The “big picture” trends in baseball are well known: pitchers are throwing harder than ever before, hitters are becoming an endangered species, and teams are placing players in strange new configurations. The result of these trends is also well known: baseball is feeling a bit “run down”.

It is rumored that MLB is considering a few options to correct for the decline in offense, including lowering the mound (something that has not happened since 1968). The early evidence, however, indicated that MLB has nudged umpires to call a slightly smaller strike zone than they had in previous years. Grantland reported that the strike zone, which had previously expanded every year since 2009, was now starting to recede around the edges. An article from John Roegele (Fangraphs) argues that the strike zone has gone from 475 square inches in 2014 to 457 inches in April of 2015.
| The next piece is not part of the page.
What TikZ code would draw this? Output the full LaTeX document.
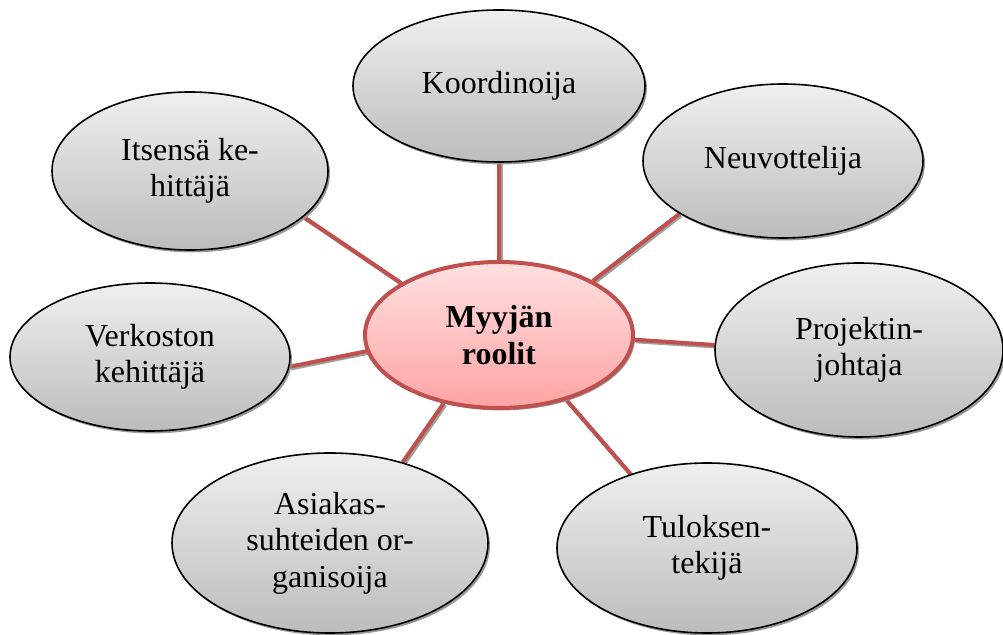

I don’t have the aggregate strike zone data, but we can take a look at the “bottom line” trends in MLB to see if there has been a corresponding increase in offensive statistics across the league. Here are the projected 2015 “counting stats”:

The Counting Stats

Year HR Runs SB
2006 5386 23599 2767
2007 4957 23322 2918
2008 4878 22585 2799
2009 5042 22419 2970
2010 4613 21308 2959
2011 4552 20808 3279
2012 4934 21017 3229
2013 4661 20255 2693
2014 4186 19761 2764
2015* 4860 21270 2819

Compared to the recent past, home runs, runs scored, and stolen bases are all up. Baseball, it seems, has rolled back the offensive clock by half a decade in one offseason. So what is behind this rise in offense?

The Rate Stats

Yr BB% K% OBP SLG
2006 8.40% 16.80% 0.337 0.432
2007 8.50% 17.10% 0.336 0.423
2008 8.70% 17.50% 0.333 0.416
2009 8.90% 18.00% 0.333 0.418
2010 8.50% 18.50% 0.325 0.403
2011 8.10% 18.60% 0.321 0.399
2012 8.00% 19.80% 0.319 0.405
2013 7.90% 19.90% 0.318 0.396
2014 7.60% 20.40% 0.314 0.386
2015 7.60% 20.10% 0.314 0.395

The rise in strikeouts over the past ten years has been one of the most discussed aspects of MLB’s power outage. For the first time since 2004, however, the strikeout rate is falling, down by 0.3% from 2014. While the league’s on base percentage (and walk percentage) has not budged from 2014, slugging is up almost ten points.

One argument for why offense is declining is that pitchers are throwing harder than ever before. This is easy to verify: since 2009, the average fastball velocity has been on the rise:

Year Fastball Speed
2009 91
2010 91.3
2011 91.3
2012 92.1
2013 92.4
2014 92.7
2015 92.5

Up until this year, the rise in fastball velocity has linked to better training techniques, coaches putting young pitchers on a pitch count, and reliever specialization. In 2015, however, we see average fastball velocity declining. Now this decline in fastball velocity could be due to a variety of factors including injuries or the weather.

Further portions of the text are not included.